## Stated exercise
Take the lines from the beginning of the material through the line containing "from bokeh.resources import INLINE" and retype them exactly, leaving the pictures out.

^^^^

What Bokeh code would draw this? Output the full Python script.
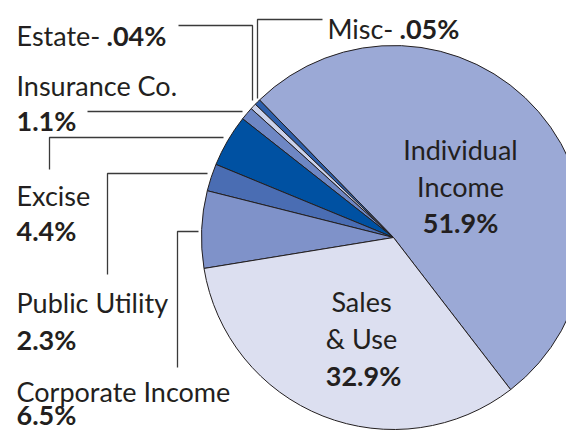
import math
from bokeh.plotting import figure
from bokeh.models import Range1d, ColumnDataSource
from bokeh.core.properties import value
from bokeh.embed import file_html
from bokeh.resources import INLINE

# ---- data ----
categories = ["Individual Income", "Misc", "Estate", "Insurance Co.", "Excise",
              "Public Utility", "Corporate Income", "Sales & Use"]
shares = [51.9, 0.05, 0.04, 1.1, 4.4, 2.3, 6.5, 32.9]
pct_labels = ["51.9%", ".05%", ".04%", "1.1%", "4.4%", "2.3%", "6.5%", "32.9%"]

# ---- style / layout ----
colors = ["#9BA9D6", "#2C5EAB", "#CBD2EB", "#6E87C4", "#0051A2",
          "#4A6DB3", "#7F92C9", "#DCDFF0"]
W, H = 566, 431
OX, OY = 0, 8
FONT = "Lato"
FS_PX = 27
FS = f"{FS_PX}px"
CAP = 0.72 * FS_PX      # cap height, used for top-anchored text
INK = "#231F20"
MIN_SHOW = 0.5          # tiny slices drawn with a minimum visible width
START_DEG = -52.4       # boundary between Individual Income and Sales & Use


def X(px):
    return px - OX


def Y(py):
    return H + OY - py


cx, cy, R = X(393), Y(245), 192

shown = [max(v, MIN_SHOW) for v in shares]
tot = sum(shown)
starts, ends = [], []
a = math.radians(START_DEG)
for v in shown:
    d = 2 * math.pi * v / tot
    starts.append(a)
    ends.append(a + d)
    a += d

p = figure(width=W, height=H, output_backend="svg", toolbar_location=None,
           x_range=Range1d(0, W), y_range=Range1d(0, H), min_border=0)
p.axis.visible = False
p.grid.visible = False
p.outline_line_color = None
p.background_fill_color = "white"
p.border_fill_color = "white"

src = ColumnDataSource(dict(cat=categories, start=starts, end=ends, color=colors))
p.wedge(x=cx, y=cy, radius=R, start_angle="start", end_angle="end",
        fill_color="color", line_color=INK, line_width=1, source=src)

# leader lines (pixel coordinates from top-left of the reference)
leaders = [
    [(178, 33), (252, 33), (252, 108)],
    [(322, 27), (257, 27), (257, 106)],
    [(87, 119), (242, 119)],
    [(49, 177), (49, 145), (223, 145)],
    [(107, 282), (107, 181), (207, 181)],
    [(177, 375), (177, 239), (198, 239)],
]
for pts in leaders:
    p.line([X(q[0]) for q in pts], [Y(q[1]) for q in pts],
           line_color="#3A3A3A", line_width=1.3)

idx = {c: i for i, c in enumerate(categories)}


def txt(px, py, s, bold=False, align="left", top=False):
    if top:
        yy, base = Y(py - CAP), "top"
    else:
        yy, base = Y(py), "alphabetic"
    p.text([X(px)], [yy], text=[s], text_font=value(FONT),
           text_font_size=value(FS), text_color=INK,
           text_font_style="bold" if bold else "normal",
           text_align=align, text_baseline=base)


# outside labels
txt(16, 43, "Estate-")
txt(106, 43, pct_labels[idx["Estate"]], bold=True)
txt(327, 36, "Misc-")
txt(399, 36, pct_labels[idx["Misc"]], bold=True)
txt(16, 93, "Insurance Co.")
txt(16, 128, pct_labels[idx["Insurance Co."]], bold=True)
txt(16, 203, "Excise")
txt(16, 238, pct_labels[idx["Excise"]], bold=True)
txt(16, 310, "Public Utility")
txt(16, 347, pct_labels[idx["Public Utility"]], bold=True)
txt(16, 399, "Corporate Income")
txt(16, 425, pct_labels[idx["Corporate Income"]], bold=True, top=True)

# inside labels
txt(460, 157, "Individual", align="center")
txt(460, 194, "Income", align="center")
txt(460, 230, pct_labels[idx["Individual Income"]], bold=True, align="center")
txt(361, 309, "Sales", align="center")
txt(361, 346, "& Use", align="center")
txt(363, 383, pct_labels[idx["Sales & Use"]], bold=True, align="center")

open("out.html", "w").write(file_html(p, INLINE))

^^^^

## Result of this task
What Bokeh code would draw this? Output the full Python script.
import math
from bokeh.plotting import figure
from bokeh.models import Range1d, ColumnDataSource
from bokeh.core.properties import value
from bokeh.embed import file_html
from bokeh.resources import INLINE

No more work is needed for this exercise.